We also want to tap into our child’s inner initiative. We help them learn about this by talking to them as we are doing “to” them in diapering and changing,e tc. Then they begin to work with us more and more cooperatively by lifting their head while bathing, putting out their arm while changing. Eventually they will want to stand to change diapers and this should be allowed. We follow their instincts in their drive to independence. They are seeing themselves in a new way in relationship to us. Instead of lying down on a changer they want to stand and help us change. This builds confidence and they feel they are a partner with us, not an object to be dressed, bathed, diapered. They feel human. A strong inner initiator is about all they will ever need for success AND happiness.

How is this respectful relationship accomplished? By WAITING. Even when you pick him up, first communicate. “I’m going to pick you up now.” Wait for his signal that he is ready. Let him know that you have a cooperative, co-determining relationship with him. Most of us just grab a baby (even from behind) with no warning and take him where we want to go. The phone rings, we answer it. Someone else cries, we run with the undressed baby under one arm. Can’t we set things up so that this caring time is respectful and not let anything interrupt this important time together?

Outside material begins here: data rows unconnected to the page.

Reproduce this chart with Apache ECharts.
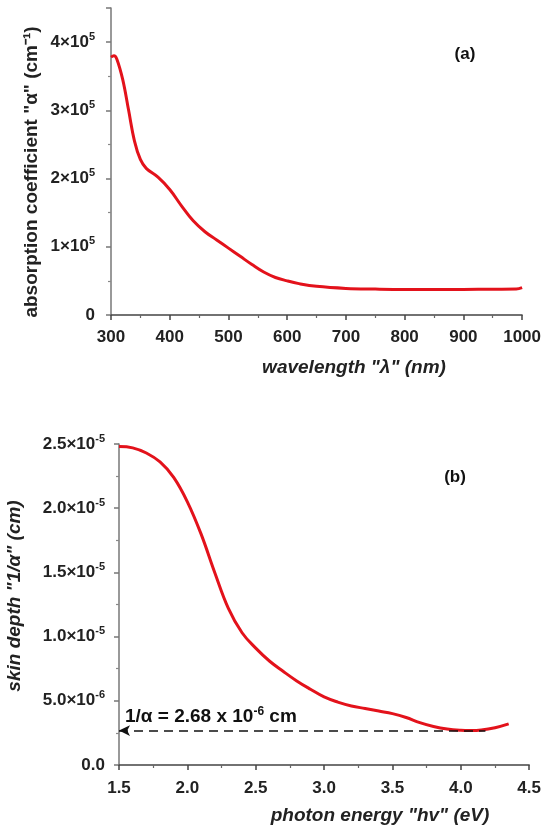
<!DOCTYPE html>
<html><head><meta charset="utf-8">
<script src="https://cdn.jsdelivr.net/npm/echarts@6/dist/echarts.min.js"></script>
<style>html,body{margin:0;padding:0;background:#fff}#c{width:544px;height:833px}</style>
</head><body><div id="c"></div>
<script>
// ---- Panel (a): absorption coefficient vs wavelength ----
const wavelength = [300,305,310,320,330,340,350,360,380,400,420,440,460,480,500,520,540,560,580,600,620,650,700,750,800,850,900,950,990,1000];
const absorption = [3.78e5,3.80e5,3.75e5,3.45e5,3.0e5,2.55e5,2.28e5,2.15e5,2.02e5,1.84e5,1.60e5,1.38e5,1.22e5,1.10e5,0.98e5,0.86e5,0.74e5,0.63e5,0.55e5,0.50e5,0.46e5,0.42e5,0.39e5,0.38e5,0.375e5,0.375e5,0.375e5,0.378e5,0.38e5,0.40e5];
const yMantA = ['0','1×10','2×10','3×10','4×10'];
const yExpA  = ['','5','5','5','5'];

// ---- Panel (b): skin depth vs photon energy ----
const photonEnergy = [1.50,1.60,1.70,1.80,1.90,2.00,2.10,2.20,2.30,2.40,2.50,2.60,2.70,2.80,2.90,3.00,3.10,3.20,3.30,3.40,3.50,3.60,3.70,3.80,3.90,4.00,4.07,4.15,4.25,4.35];
const skinDepth = [2.48e-5,2.47e-5,2.43e-5,2.36e-5,2.24e-5,2.05e-5,1.80e-5,1.50e-5,1.22e-5,1.03e-5,0.91e-5,0.81e-5,0.73e-5,0.655e-5,0.59e-5,0.53e-5,0.49e-5,0.46e-5,0.44e-5,0.42e-5,0.40e-5,0.37e-5,0.33e-5,0.30e-5,0.28e-5,0.27e-5,0.268e-5,0.272e-5,0.29e-5,0.32e-5];
const yMantB = ['0.0','5.0×10','1.0×10','1.5×10','2.0×10','2.5×10'];
const yExpB  = ['','-6','-5','-5','-5','-5'];
const minDepth = 2.68e-6;
const minDepthEnd = 4.18;

const FF = '"Liberation Sans", Arial, sans-serif';
const RED = '#e3121b';
const richLab = {
  m: {fontSize: 17, fontWeight: 'bold', fontFamily: FF, color: '#222', lineHeight: 22},
  s: {fontSize: 11, fontWeight: 'bold', fontFamily: FF, color: '#222', lineHeight: 12, verticalAlign: 'top'}
};
function supLabel(m, e) { return e ? '{m|' + m + '}{s|' + e + '}' : '{m|' + m + '}'; }

const chart = echarts.init(document.getElementById('c'), null, {renderer: 'canvas'});

const axisX = (idx, min, max, interval, fmt, margin) => ({
  type: 'value', gridIndex: idx, min, max, interval,
  axisLine: {show: true, lineStyle: {color: '#444', width: 1.5}},
  axisTick: {show: true, length: 5, lineStyle: {color: '#444', width: 1.5}},
  minorTick: {show: true, splitNumber: 2, length: 3, lineStyle: {color: '#666', width: 1.2}},
  splitLine: {show: false},
  axisLabel: {margin, fontSize: 17, fontWeight: 'bold', fontFamily: FF, color: '#222', formatter: fmt}
});
const axisY = (idx, min, max, interval, fmt, margin) => ({
  type: 'value', gridIndex: idx, min, max, interval,
  axisLine: {show: true, lineStyle: {color: '#777', width: 1.5}},
  axisTick: {show: true, length: 5, lineStyle: {color: '#777', width: 1.5}},
  minorTick: {show: true, splitNumber: 2, length: 3, lineStyle: {color: '#888', width: 1.2}},
  splitLine: {show: false},
  axisLabel: {margin, showMaxLabel: true, formatter: fmt, rich: richLab}
});

const yA = axisY(0, 0, 4.5e5, 1e5, function (v) {
  const k = Math.round(v / 1e5);
  if (Math.abs(v - k * 1e5) > 1 || k >= yMantA.length) return '';
  return supLabel(yMantA[k], yExpA[k]);
}, 16);
const yB = axisY(1, 0, 2.5e-5, 5e-6, function (v) {
  const k = Math.round(v / 5e-6);
  if (Math.abs(v - k * 5e-6) > 1e-9 || k >= yMantB.length) return '';
  return supLabel(yMantB[k], yExpB[k]);
}, 14);

chart.setOption({
  animation: false,
  backgroundColor: '#fff',
  grid: [
    {left: 111, top: 8, width: 412, height: 307},
    {left: 119, top: 444, width: 411, height: 321}
  ],
  xAxis: [
    axisX(0, 300, 1000, 100, v => String(v), 14),
    axisX(1, 1.5, 4.5, 0.5, v => v.toFixed(1), 15)
  ],
  yAxis: [yA, yB],
  series: [
    {
      type: 'line', xAxisIndex: 0, yAxisIndex: 0, smooth: 0.4, showSymbol: false,
      lineStyle: {color: RED, width: 3}, data: wavelength.map((w, i) => [w, absorption[i]])
    },
    {
      type: 'line', xAxisIndex: 1, yAxisIndex: 1, smooth: 0.4, showSymbol: false,
      lineStyle: {color: RED, width: 3}, data: photonEnergy.map((e, i) => [e, skinDepth[i]]),
      markLine: {
        silent: true, animation: false,
        symbol: ['arrow', 'none'], symbolSize: [8, 11],
        lineStyle: {type: [9, 6], color: '#111', width: 1.6},
        label: {
          show: true, position: 'insideStartTop', distance: [6, 2],
          formatter: '{t|1/α = 2.68 x 10}{s|-6}{t| cm}',
          rich: {
            t: {fontSize: 19, fontWeight: 'bold', fontFamily: FF, color: '#111', lineHeight: 23},
            s: {fontSize: 12, fontWeight: 'bold', fontFamily: FF, color: '#111', lineHeight: 13, verticalAlign: 'top'}
          }
        },
        data: [[{coord: [1.5, minDepth]}, {coord: [minDepthEnd, minDepth]}]]
      }
    }
  ],
  graphic: [
    {type: 'text', x: 465, y: 54, style: {text: '(a)', font: 'bold 17px ' + FF, fill: '#111', textAlign: 'center', textVerticalAlign: 'middle'}},
    {type: 'text', x: 455, y: 477, style: {text: '(b)', font: 'bold 17px ' + FF, fill: '#111', textAlign: 'center', textVerticalAlign: 'middle'}},
    {type: 'text', x: 354, y: 368, style: {text: 'wavelength "λ" (nm)', font: 'italic bold 19px ' + FF, fill: '#222', textAlign: 'center', textVerticalAlign: 'middle'}},
    {type: 'text', x: 32, y: 172, rotation: Math.PI / 2, style: {text: 'absorption coefficient "α" (cm⁻¹)', font: 'bold 19px ' + FF, fill: '#222', textAlign: 'center', textVerticalAlign: 'middle'}},
    {type: 'text', x: 380, y: 816, style: {text: 'photon energy "hv" (eV)', font: 'italic bold 19px ' + FF, fill: '#222', textAlign: 'center', textVerticalAlign: 'middle'}},
    {type: 'text', x: 15, y: 596, rotation: Math.PI / 2, style: {text: 'skin depth "1/α" (cm)', font: 'italic bold 19px ' + FF, fill: '#222', textAlign: 'center', textVerticalAlign: 'middle'}}
  ]
});
</script></body></html>
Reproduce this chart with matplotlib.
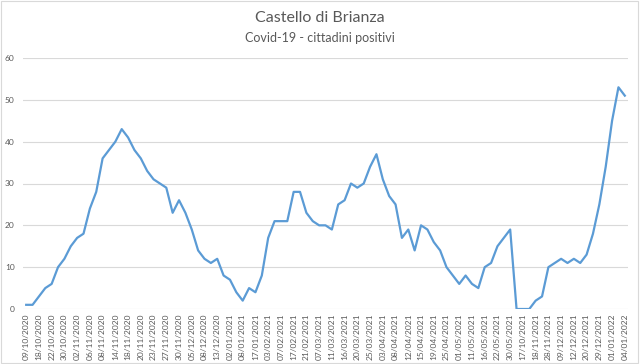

When we do this babies learn that they matter; that their perspective has value. If we treat babies as objects who need our custodial care, we teach them their senses don’t matter, their voice doesn’t matter, they don’t matter. They learn “I am an object.” If we place a breast or pacifier in their mouths every time they cry we are saying that their communication isn’t important to us.

This is how our babies attach to us – by being respected. They come to know we offer safe, predictable routines and interaction. They know we will give them freedom and time to process and follow their own directives. And they come to love us for it! We’re not just a warm body, we’re a  respectful, loving parent!